4.3 Use of APSIM model to predict maize yield

The APSIM model estimated maize yield gaps in Nyakiliba (Fig. 5). The approach compared the actual farmer yield with the attainable yield in the specific location. The average maize yield gap estimated in Nyakiliba (4.6 t ha−1, 57% of total potential yield) was slightly higher compared with the records across the country of 3.03 t ha−1 (Niyitanga et al. 2015), but it was much larger in Gashora. The difference is due to the methodology used in the latter study. In this study, the yield gap was computed as the national average yield gap while the estimate from our study was done in a specific location with particular conditions. The level of yield gap was much larger in Gashora (5.1 t ha−1), in the range of 80% of potential yield. The calculation of yield gaps may differ from one author to another due to the methodological approach used and also depending on the reference yield against which to compare the actual yield (Affholder et al. 2013; Tittonell et al. 2010). Niyitanga et al. (2015), computing from the differences between the potential yield and the actual farmer yield, estimated the gap in percentage for maize to be in the range of 60.7%. In the region, Tittonell et al. (2008) reported average maize (Zea mays L.) yield in Kenya to be around 25% of the water-limited yield.

5 Conclusion and recommendation

The present study aimed to assess the extent of maize yield gap and the factors that contribute to low maize yields in farmers’ fields. A contribution of biophysical and socio-economic factors to maize yield gap was assessed in two districts, falling under two different agro-ecological zones in Northern and Southern parts of Rwanda. We show that the maize yield gap is explained by various factors associated with input nutrients and social-economic, and that the extent of yield gap is location specific. Both biophysical and social-economic factors may play explanatory roles. Addressing yield gap requires optimal use of inputs.

Use of NDVI indicates flexibility to predict maize yield in farmer fields in a specific location and correlates with major crop nutrient resources (N and P). The APSIM model was successfully used to determine the yield gap by measuring the difference between the potential maize yield and the actual farmer yield. The maize yield gap was estimated to be in the range of 57% in Nyakiliba where the response of maize grain yield to N fertilizer was adequately simulated and additional N inputs are required to reach the optimum of 4.6 t/ha. The increase of agricultural productivity in smallholder farms depends largely on the efficient use of available inputs. Supply of sufficient nutrients to plants is critical and their availability may heavily affect crop productivity. It is clear that applying correct soil nutrients and adequate management strategies will translate into subsequent additional food production towards sustainable improvements in food security and additional income for farmers. Yield gaps associated with particular farmer management strategies should therefore be monitored and further consideration be given to in-season predictions using NDVI. Such strategies could assist in addressing yield gaps (especially through nutrient management) in the context of crop intensification programme (CIP) and improve food security.
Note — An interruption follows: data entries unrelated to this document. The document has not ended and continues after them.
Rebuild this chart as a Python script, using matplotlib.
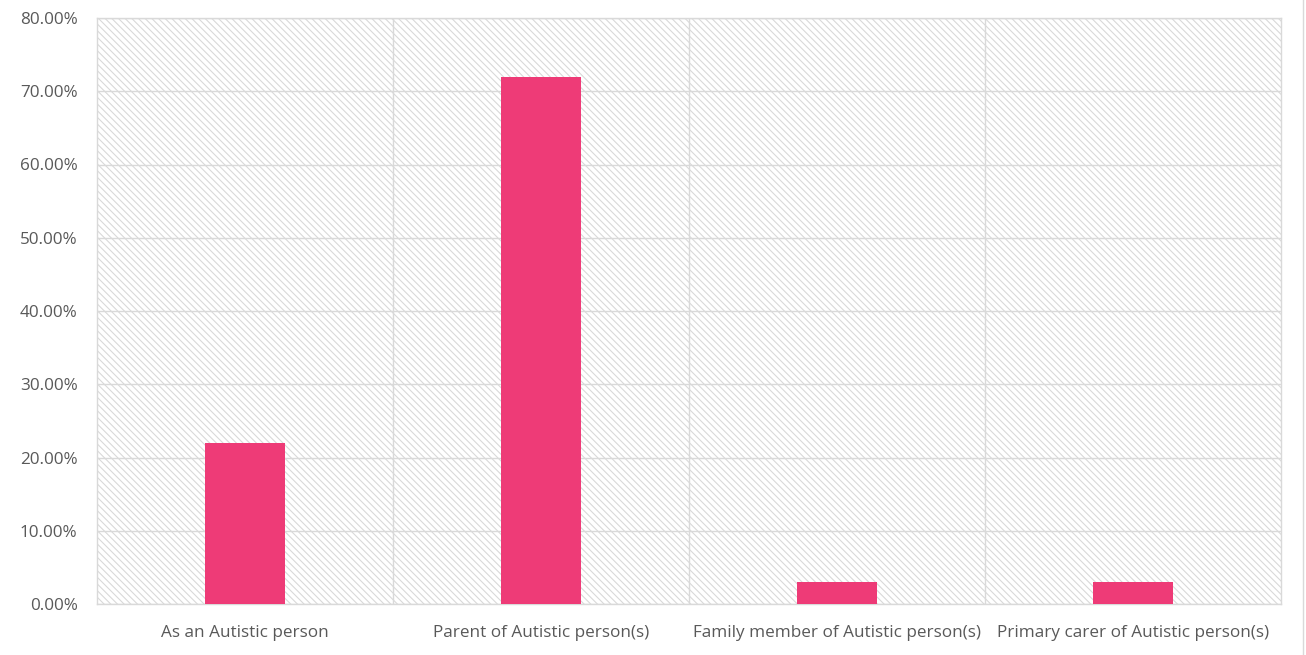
import matplotlib
matplotlib.use("Agg")
import matplotlib.pyplot as plt
from matplotlib.patches import Rectangle
from matplotlib.ticker import FuncFormatter, MultipleLocator

categories = ["As an Autistic person", "Parent of Autistic person(s)",
              "Family member of Autistic person(s)", "Primary carer of Autistic person(s)"]
values = [22.0, 72.0, 3.0, 3.0]

plt.rcParams['font.family'] = ['Open Sans', 'DejaVu Sans']
plt.rcParams['hatch.color'] = '#d9d9d9'
plt.rcParams['hatch.linewidth'] = 0.8

W, H = 1306, 655
fig = plt.figure(figsize=(W/100, H/100), dpi=100)
ax = fig.add_axes([97/W, (H-604)/H, (1281-97)/W, (604-18)/H])

bg = Rectangle((0, 0), 1, 1, transform=ax.transAxes, facecolor='white',
               edgecolor='#d9d9d9', hatch='\\\\\\\\\\', linewidth=0, zorder=0)
ax.add_patch(bg)
ax.set_facecolor('white')

x = list(range(len(categories)))
ax.bar(x, values, width=0.27, color='#EE3B77', zorder=3)

ax.set_xlim(-0.5, len(categories) - 0.5)
ax.set_ylim(0, 80)
ax.yaxis.set_major_locator(MultipleLocator(10))
ax.yaxis.set_major_formatter(FuncFormatter(lambda v, p: f"{v:.2f}%"))
ax.set_xticks(x)
ax.set_xticklabels(categories)
ax.set_xticks([i + 0.5 for i in range(len(categories) - 1)], minor=True)

ax.grid(axis='y', which='major', color='#d9d9d9', linewidth=1, zorder=1)
ax.grid(axis='x', which='minor', color='#d9d9d9', linewidth=1, zorder=1)
ax.grid(axis='x', which='major', visible=False)
ax.set_axisbelow(True)

for s in ax.spines.values():
    s.set_color('#d9d9d9')
    s.set_linewidth(1)

ax.tick_params(axis='both', which='both', length=0, labelsize=12.3, colors='#595959')
ax.tick_params(axis='x', pad=15)
ax.tick_params(axis='y', pad=14)

fig.add_artist(plt.Line2D([1303/W, 1303/W], [0, 1], color='#d9d9d9', linewidth=1))

fig.savefig("out.png", dpi=100, facecolor='white')
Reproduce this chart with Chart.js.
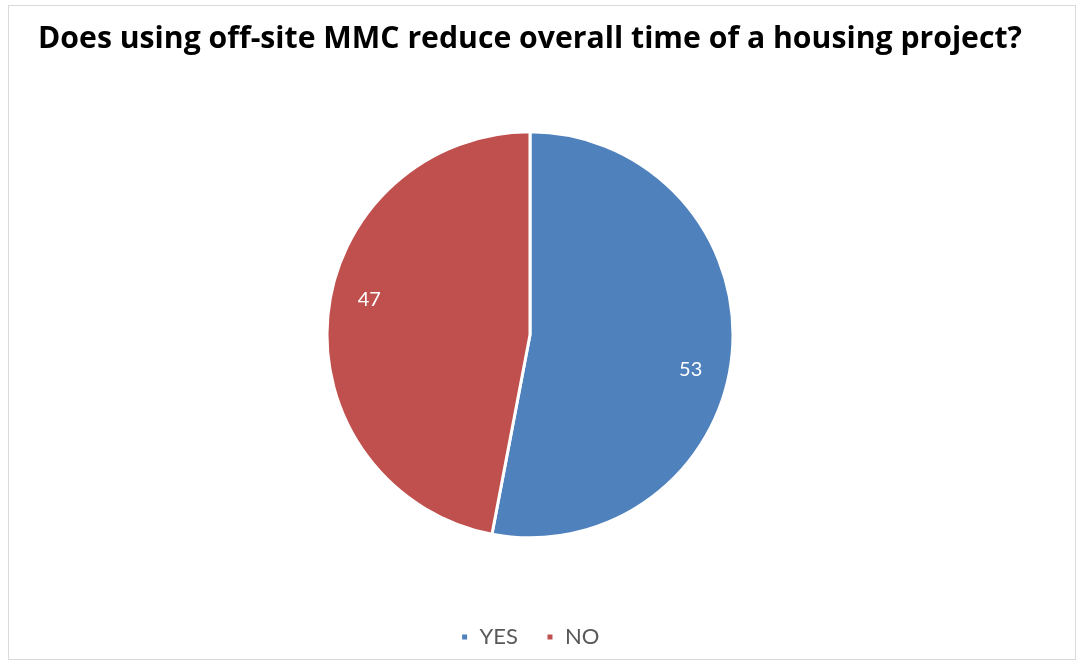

By implementing these strategies, conditions are created to significantly raise productivity, reduce on-farm yield gaps and promote exports, and increase farm revenues. Efforts to develop objective-based approaches and methods aiming at reducing the crop yield gap should aim to supporting the research and extension services in the country. The country presents diversity in farming systems caused by differences in agro-ecological zones and socio-economic conditions that would determine the site-specific crop yield gap. The determination of yield gaps at the location level and associated factors is paramount in the efforts to increase on-farm productivity in the country.